The nucleus of Thursday’s drama was Russia’s military intelligence agency known as the GRU, increasingly the embodiment of Russian meddling abroad.
In the last 24 hours: U.S. authorities charged seven officers from the GRU with hacking international agencies; British and Australian authorities accused the GRU of a devastating 2017 cyberattack on Ukraine, the email leaks that rocked the U.S. 2016 election and other damaging hacks; And Dutch officials alleged that GRU agents tried and failed to hack into the world’s chemical weapons watchdog, the Organization for the Prohibition of Chemical Weapons.

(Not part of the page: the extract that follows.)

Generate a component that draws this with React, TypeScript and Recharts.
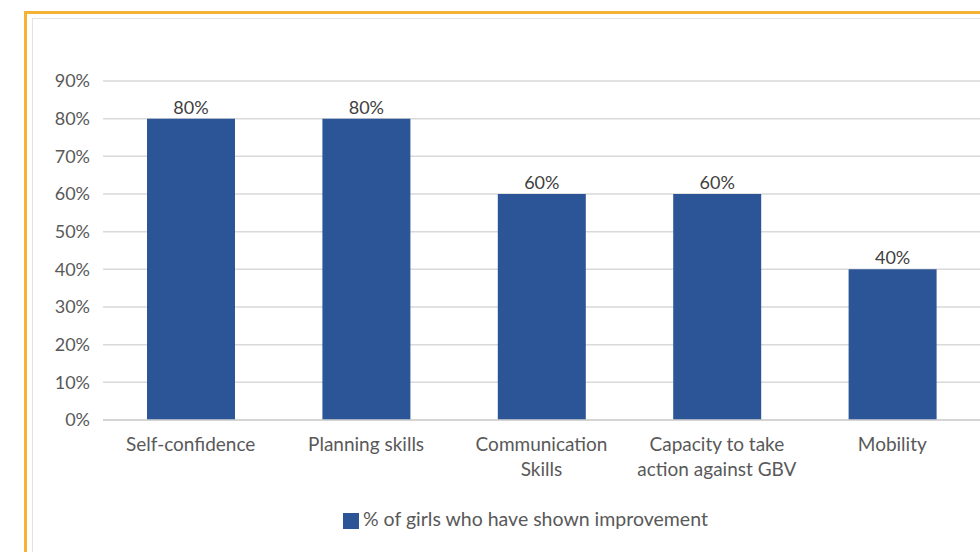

The ham-handed attempted break-in — involving hacking equipment in the trunk of a car and a trail of physical and virtual clues — was the most stunning operation revealed Thursday. It was so obvious, in fact, that it almost looked like the Russians didn’t care about getting caught.
“Basically, the Russians got caught with their equipment, people who were doing it, and they have got to pay the piper. They are going to have to be held to account,” U.S. Defence Secretary James Mattis said in Brussels, where he was meeting with NATO allies.
Mattis said the West has “a wide variety of responses” available.
Britain’s ambassador to the Netherlands, Peter Wilson, said the GRU would no longer be allowed to act with impunity.
Calling Russia a “pariah state,” British Defence Secretary Gavin Williamson said: “Where Russia acts in an indiscriminate and reckless way, where they have done in terms of these cyberattacks, we will be exposing them.”
Yet while the accusations expose how much damage Russia can do in foreign lands, through remote hacking and on-site infiltration, they also expose how little western countries can do to stop it.
Russia is already under EU and U.S. sanctions, and dozens of GRU agents and alleged Russian trolls have already been indicted by the U.S. but will likely never be handed over to face American justice.
Still, to the western public, Thursday may have been a pivotal day, with accusations so extensive, and the chorus of condemnation so loud, that it left little doubt of massive Russian wrongdoing. A wealth of surveillance footage released by western intelligence agencies was quickly and overwhelmingly confirmed by independent reporting.